Aside from our logo, Red Hat® red is our most recognizable brand asset. Our core colors–red, black, and white–are in the Red Hat logo and are most closely associated with our brand. We use them to make a big impression. Every project starts with our core colors.
Start with our core color palette
Red Hat red
RGB 238, 0, 0
CMYK 0, 98, 85, 0
RGB 255, 255, 255
CMYK 0, 0, 0, 0
RGB 0, 0, 0
CMYK 60, 40, 40, 100
Pantone Rich black
Red is a strong color. Instead of filling a space with red, we use pops of red on a white, black, or gray background with a simple layout and plenty of white space to make it feel more open and approachable. It can be just as impactful as filling a space with red.
Use a white or neutral background that is open and not cluttered with too many design elements. Spacious and open designs help the most important elements of our message stand out.
Red Hat red is one of our most recognizable brand assets. Always use Red Hat red as the main accent in your color palette to make sure your design looks and feels like Red Hat.
Use a neutral background with pops of red and plenty of white space.
Red is a strong color. Try using a neutral background before filling a space with Red Hat red.
Use Red Hat red as the main accent color.
Do not use a tint or shade of red as the main accent color.
Add colors from our extended color wheel
When we need to move beyond red to communicate a certain tone or tell a specific story, we can either leverage a common color palette or we can create a new palette made up of colors from the Red Hat extended color wheel.
Choose a common color palette
Create a palette from our color wheel
Our extended color wheel starts with Red Hat red and adds 9 additional colors, from orange to purple. You can use darker or lighter shades of any of these colors. For ease of use, we have provided the color values for 1 to 3 tints and shades of each color.
Use no more than 2 of these colors in addition to red.
Shades (dark colors)
Use these as neutrals or to add shadow, not as dominant colors.
Tints (light colors)
Use these in diagrams and spreadsheets to add highlights.
Lead with white space
White space isn’t always white. Use an open background with a simple layout that is not cluttered with too many design elements.
Use red as the main accent
Red Hat red should be used in every palette. We can use red to create hierarchy and balance within the composition.
Use no more than 2 saturated colors
To create a palette that feels like Red Hat, avoid adding more than 2 saturated colors beyond Red Hat red. More saturated colors can feel chaotic or silly.
Use blue and purple thoughtfully
Purple and blue could unintentionally symbolize our relationship with IBM. When you use them, be mindful that the Red Hat brand should always be independent.

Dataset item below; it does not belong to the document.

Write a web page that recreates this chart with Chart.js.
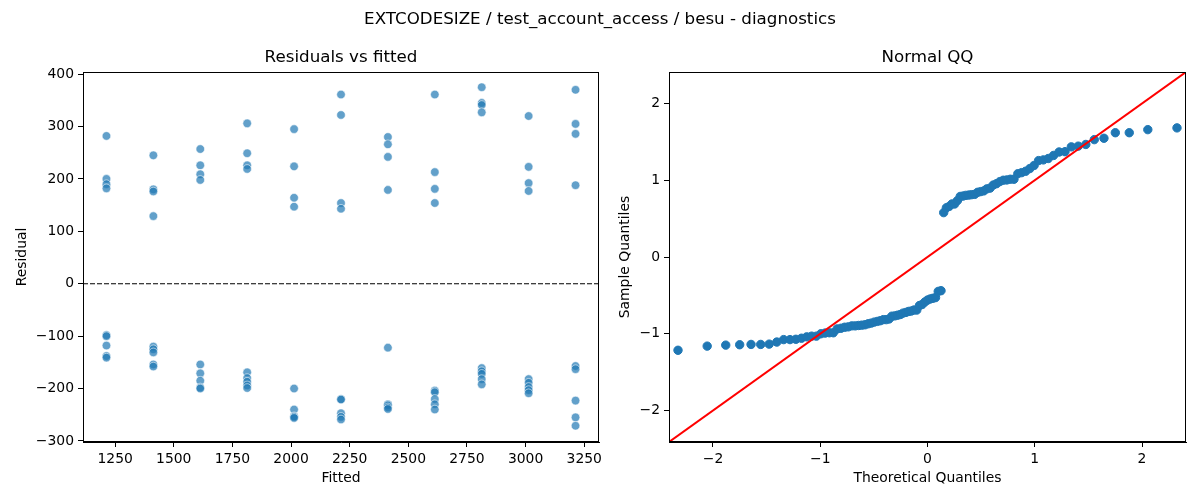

Use colors that work together and have good contrast.
Do not use colors together that vibrate or have low contrast.
When using limited colors, use red as the main accent with tints and shades to create balance and hierarchy.
Avoid using three saturated colors in a limited color palette.
Color across different applications
Our work should always look and feel like Red Hat, even when we are using colors other than red. Follow these best practices to ensure that whatever you’re creating uses color in a way that helps convey the message correctly and in a way that’s easy to understand.
Color in presentations
Whether distributed internally or externally, presentations should always feel like Red Hat. Use the presentation template, which uses our core colors and includes guidelines for using the extended color palette. Follow those guidelines for more on adding color to presentation elements like graphs and diagrams.
Color in illustrations
Illustrations can tell a story in a way that photography and icons cannot. We use illustrations to tell conceptual stories or describe nuanced ideas. Using a core color palette with red as an accent ensures that illustrations still look like Red Hat, but using an extended palette can help create the right tone for the story.
Color for accessibility
When designing for digital or print, consider color contrast and accessibility. Color that is too light or dark may obscure crucial information like text, warnings, and other informational elements. To test your design for maximum visibility, use an application like Color Oracle that shows you what different colors look like to people with visual impairments.
Color in user experience
Across our web properties and other interfaces, we’re mindful of how we use color for consistency and ease of use. We’ve chosen specific colors and palettes that maximize visibility on screen while staying true to our brand color palette.
Color in swag
Branded merchandise, also known as swag, is more than just pens and T-shirts. We use swag to engage our audience in our brand experience and to increase brand impressions, so start with our core color palette. If you use other colors, be consistent with what your program or group is using in other applications.